WEL chairman Cliff Heath has emerged as chairman of NZ Wool Investment Co., a special purpose vehicle which plans to raise the funds and buy the 64% stake in WSI held by the receiver of two Allan Hubbard-associated companies. It would then make a full takeover offer for WSI.

The plan comes after Cavalier Wool Holdings, a joint venture between carpet-maker Cavalier Corp., public insurer Accident Compensation Corp.’s investment arm, and private equity investor Direct Capital Investments, won Commerce Commission approval to buy WSI.

Cavalier Wool’s plan is to consolidate all New Zealand’s wool scouring, closing half the plants to make the remaining operations more economic. The competition watchdog, the Commerce Commission, approved the plan, accepting the argument that the biggest threat to the local industry came from lower-cost scourers in China.

Local opponents say it would give the Cavalier group too much market power.“Competition at the scours is vital in order to maintain the processing costs charged to farmers and to ensure the future viability of New Zealand wool,” Heath said in a statement. “Strategic wool assets, such as the wool scours owned by WSI, could easily be lost from farmer control if we don’t act quickly.”

WSI has a market value of about $36 million. Its shares last traded at 52 cents and have climbed 63% in the past 12 months. WEL last traded at 15 cents, valuing Heath’s company at $4.6 million. Its shares are down 14% in the past year.

The capital-raising offer would be made to ‘eligible persons’ under the Securities Act.

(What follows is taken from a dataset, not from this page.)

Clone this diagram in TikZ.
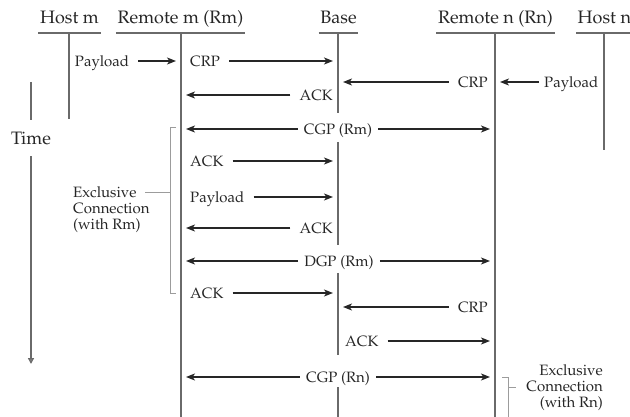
\documentclass[tikz,border=0pt]{standalone}
\usepackage[T1]{fontenc}
\renewcommand{\rmdefault}{ppl}
\usetikzlibrary{arrows.meta}
\definecolor{ink}{HTML}{262626}
\definecolor{life}{HTML}{6A6A6A}
\definecolor{brk}{HTML}{9C9C9C}
\begin{document}
\begin{tikzpicture}[x=1pt,y=-1pt,
  every node/.style={text=ink, font=\fontsize{15}{16}\selectfont, inner sep=0pt},
  hdr/.style={font=\fontsize{18}{20}\selectfont, inner xsep=1.5pt},
  lbl/.style={text height=10.5pt, text depth=0pt},
  msg/.style={draw=ink, line width=1.4pt, -{Stealth[length=9pt,width=7pt,inset=2.5pt]}, shorten <=9pt, shorten >=5pt},
  lifeline/.style={draw=life, line width=2pt},
  uline/.style={draw=life, line width=1.6pt},
  bracketline/.style={draw=brk, line width=0.8pt},
  timeline/.style={draw=life, line width=2pt}]
\useasboundingbox (0,0) rectangle (630,417);

% headers
\node[hdr, anchor=base] (hm) at (69.5,24) {Host m};
\node[hdr, anchor=base] (rmh) at (180.5,24) {Remote m (Rm)};
\node[hdr, anchor=base] (bh) at (338.5,24) {Base};
\node[hdr, anchor=base] (rnh) at (495.5,24) {Remote n (Rn)};
\node[hdr, anchor=base west] (hnh) at (576,24) {Host n};
\foreach \n in {hm,rmh,bh,rnh,hnh}{
  \draw[uline] (\n.west |- 0,33) -- (\n.east |- 0,33);
}

% lifelines
\draw[lifeline] (69,33) -- (69,119);
\draw[lifeline] (181,33) -- (181,417);
\draw[lifeline] (338,33) -- (338,113) (338,142) -- (338,245) (338,273) -- (338,355) (338,387) -- (338,417);
\draw[lifeline] (495,33) -- (495,417);
\draw[lifeline] (604,33) -- (604,150);

% lifeline anchor points
\coordinate (rm1) at (181,61);
\coordinate (b1) at (338,61);
\coordinate (b2) at (338,82);
\coordinate (rn2) at (495,82);
\coordinate (rm3) at (181,95);
\coordinate (rm4) at (181,129);
\coordinate (rn4) at (495,129);
\coordinate (b5) at (338,161);
\coordinate (b6) at (338,197);
\coordinate (rm7) at (181,228);
\coordinate (rm8) at (181,261);
\coordinate (rn8) at (495,261);
\coordinate (b9) at (338,293);
\coordinate (b10) at (338,307);
\coordinate (rn11) at (495,341);
\coordinate (rm12) at (181,377);
\coordinate (rn12) at (495,377);

% messages
\node[lbl] (pl1) at (102,61) {Payload};
\draw[msg] (pl1.east) -- (rm1);
\node[lbl, anchor=west] (crp1) at (190,61) {CRP};
\draw[msg] (crp1.east) -- (b1);

\node[lbl, anchor=east] (crp2) at (488,82) {CRP};
\draw[msg] (crp2.west) -- (b2);
\node[lbl, anchor=west] (pl2) at (544,82) {Payload};
\draw[msg, shorten <=5pt] (pl2.west) -- (rn2);

\node[lbl, anchor=east] (ack3) at (333,95) {ACK};
\draw[msg] (ack3.west) -- (rm3);

\node[lbl] (cgp1) at (338,129) {CGP (Rm)};
\draw[msg, shorten <=6pt] (cgp1.west) -- (rm4);
\draw[msg, shorten <=6pt] (cgp1.east) -- (rn4);

\node[lbl, anchor=west] (ack5) at (190,161) {ACK};
\draw[msg] (ack5.east) -- (b5);

\node[lbl, anchor=west] (pl6) at (190,197) {Payload};
\draw[msg] (pl6.east) -- (b6);

\node[lbl, anchor=east] (ack7) at (333,228) {ACK};
\draw[msg] (ack7.west) -- (rm7);

\node[lbl] (dgp) at (339,261) {DGP (Rm)};
\draw[msg, shorten <=6pt] (dgp.west) -- (rm8);
\draw[msg, shorten <=6pt] (dgp.east) -- (rn8);

\node[lbl, anchor=west] (ack9) at (190,293) {ACK};
\draw[msg] (ack9.east) -- (b9);

\node[lbl, anchor=east] (crp10) at (488,307) {CRP};
\draw[msg] (crp10.west) -- (b10);

\node[lbl, anchor=west] (ack11) at (345,341) {ACK};
\draw[msg] (ack11.east) -- (rn11);

\node[lbl] (cgp2) at (338,377) {CGP (Rn)};
\draw[msg, shorten <=6pt] (cgp2.west) -- (rm12);
\draw[msg, shorten <=6pt] (cgp2.east) -- (rn12);

% time axis
\node[hdr, text height=12.4pt, text depth=0pt, inner xsep=0pt] (time) at (31,138) {Time};
\coordinate (t0) at (31,82);
\coordinate (t1) at (31,364);
\draw[timeline, shorten >=12pt] (t0) -- (time.north);
\draw[timeline, shorten <=12pt, -{Triangle[open,length=6pt,width=6pt]}] (time.south) -- (t1);

% exclusive connection (with Rm)
\node[align=left, anchor=north west] (exm) at (73,186) {Exclusive\\Connection\\(with Rm)};
\coordinate (bm1) at (176,127);
\coordinate (bm2) at (170,127);
\coordinate (bm3) at (170,293);
\coordinate (bm4) at (176,293);
\coordinate (bmt) at (170,192);
\coordinate (bmx) at (145,192);
\draw[bracketline] (bm1) -- (bm2) -- (bm3) -- (bm4);
\draw[bracketline] (bmx) -- (bmt);

% exclusive connection (with Rn)
\node[align=right, anchor=north east] (exn) at (603,364) {Exclusive\\Connection\\(with Rn)};
\coordinate (bn1) at (502,377);
\coordinate (bn2) at (508,377);
\coordinate (bn3) at (508,417);
\coordinate (bnt) at (508,387);
\coordinate (bnx) at (516,387);
\draw[bracketline] (bn1) -- (bn2) -- (bn3);
\draw[bracketline] (bnt) -- (bnx);
\end{tikzpicture}
\end{document}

Ultimately, WEL and WSI would be merged to tap some $300 million of tax losses held by WEL after the disestablishment of the former Wool Board, the statement says. “Each dollar of tax saved is a further dollar that can be reinvested back into the wool industry which is in the best interests of the growers,” said Kevin Arscott, a director of WEL, in the same statement.

Wool Investment, the vehicle to raise the $40 million, is jointly owned by WEL and Christchurch-based investment bank, Ocean Partners. Its directors include Sarah Ott and Tim Howe, who appear as directors and shareholders of various entities in the Ocean group, along with Kevin Arscott and Ann Munro. Businessman Craig Heatley has an interest in one of the owners of Ocean Partners.